§ **Written problem**
Your job is to retype all of the data word for word, leaving every image out.

§ **Recorded information**
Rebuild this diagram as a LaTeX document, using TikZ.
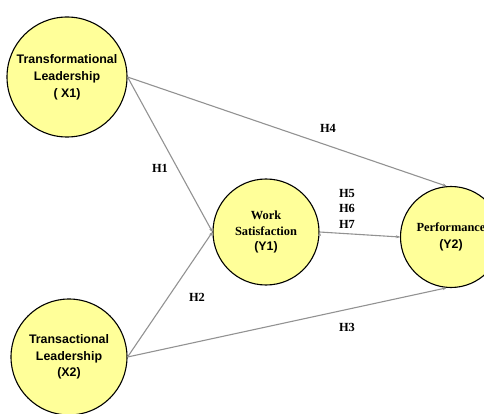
\documentclass[tikz,border=0pt]{standalone}
\usepackage{fontspec}
\setmainfont{Liberation Serif}
\setsansfont{Liberation Sans}
\usepackage{xcolor}
\usepackage{tikz}
\usetikzlibrary{arrows.meta}

\definecolor{latentfill}{HTML}{FFFF99}
\definecolor{linkgray}{HTML}{929292}

\tikzset{
  construct/.style={circle,draw=black,line width=1.1pt,fill=latentfill,
    minimum size=#1,inner sep=0pt,align=center},
  link/.style={draw=linkgray,line width=1.1pt,
    -{Stealth[length=4pt,width=3pt]}},
  hyp/.style={font=\fontsize{12.4}{15.5}\selectfont\bfseries,align=center}
}

\begin{document}
\begin{tikzpicture}[x=1pt,y=-1pt]
  \useasboundingbox (0,0) rectangle (484,414);

  \node[construct=120pt,font=\fontsize{12.4}{17}\selectfont\sffamily\bfseries]
    (X1) at (67,77) {Transformational\\Leadership\\( X1)};
  \node[construct=116pt,font=\fontsize{12.4}{16.5}\selectfont\sffamily\bfseries]
    (X2) at (69,357) {Transactional\\Leadership\\(X2)};
  \node[construct=106pt,font=\fontsize{12.4}{15.5}\selectfont\bfseries]
    (Y1) at (266,232) {Work\\Satisfaction\\{\sffamily(Y1)}};
  \node[construct=101pt,font=\fontsize{12.4}{17}\selectfont\bfseries]
    (Y2) at (451,237) {Performance\\{\sffamily(Y2)}};

  \path[link]
    (X1.east) edge (Y1.west)
              edge (Y2.95)
    (X2.east) edge (Y1.west)
              edge (Y2.265)
    (Y1.east) edge (Y2.west);

  \node[hyp] (h1) at (160,168) {H1};
  \node[hyp] (h2) at (197,297) {H2};
  \node[hyp] (h3) at (347,327) {H3};
  \node[hyp] (h4) at (328,128) {H4};
  \node[hyp] (h567) at (347,208.5) {H5\\H6\\H7};
\end{tikzpicture}
\end{document}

§ **In response**
Rebuild this diagram as a LaTeX document, using TikZ.
\documentclass[tikz,border=0pt]{standalone}
\usepackage{fontspec}
\setmainfont{Liberation Serif}
\setsansfont{Liberation Sans}
\usepackage{xcolor}
\usepackage{tikz}
\usetikzlibrary{arrows.meta}

\definecolor{latentfill}{HTML}{FFFF99}
\definecolor{linkgray}{HTML}{929292}

\tikzset{
  construct/.style={circle,draw=black,line width=1.1pt,fill=latentfill,
    minimum size=#1,inner sep=0pt,align=center},
  link/.style={draw=linkgray,line width=1.1pt,
    -{Stealth[length=4pt,width=3pt]}},
  hyp/.style={font=\fontsize{12.4}{15.5}\selectfont\bfseries,align=center}
}

\begin{document}
\begin{tikzpicture}[x=1pt,y=-1pt]
  \useasboundingbox (0,0) rectangle (484,414);

  \node[construct=120pt,font=\fontsize{12.4}{17}\selectfont\sffamily\bfseries]
    (X1) at (67,77) {Transformational\\Leadership\\( X1)};
  \node[construct=116pt,font=\fontsize{12.4}{16.5}\selectfont\sffamily\bfseries]
    (X2) at (69,357) {Transactional\\Leadership\\(X2)};
  \node[construct=106pt,font=\fontsize{12.4}{15.5}\selectfont\bfseries]
    (Y1) at (266,232) {Work\\Satisfaction\\{\sffamily(Y1)}};
  \node[construct=101pt,font=\fontsize{12.4}{17}\selectfont\bfseries]
    (Y2) at (451,237) {Performance\\{\sffamily(Y2)}};

  \path[link]
    (X1.east) edge (Y1.west)
              edge (Y2.95)
    (X2.east) edge (Y1.west)
              edge (Y2.265)
    (Y1.east) edge (Y2.west);

  \node[hyp] (h1) at (160,168) {H1};
  \node[hyp] (h2) at (197,297) {H2};
  \node[hyp] (h3) at (347,327) {H3};
  \node[hyp] (h4) at (328,128) {H4};
  \node[hyp] (h567) at (347,208.5) {H5\\H6\\H7};
\end{tikzpicture}
\end{document}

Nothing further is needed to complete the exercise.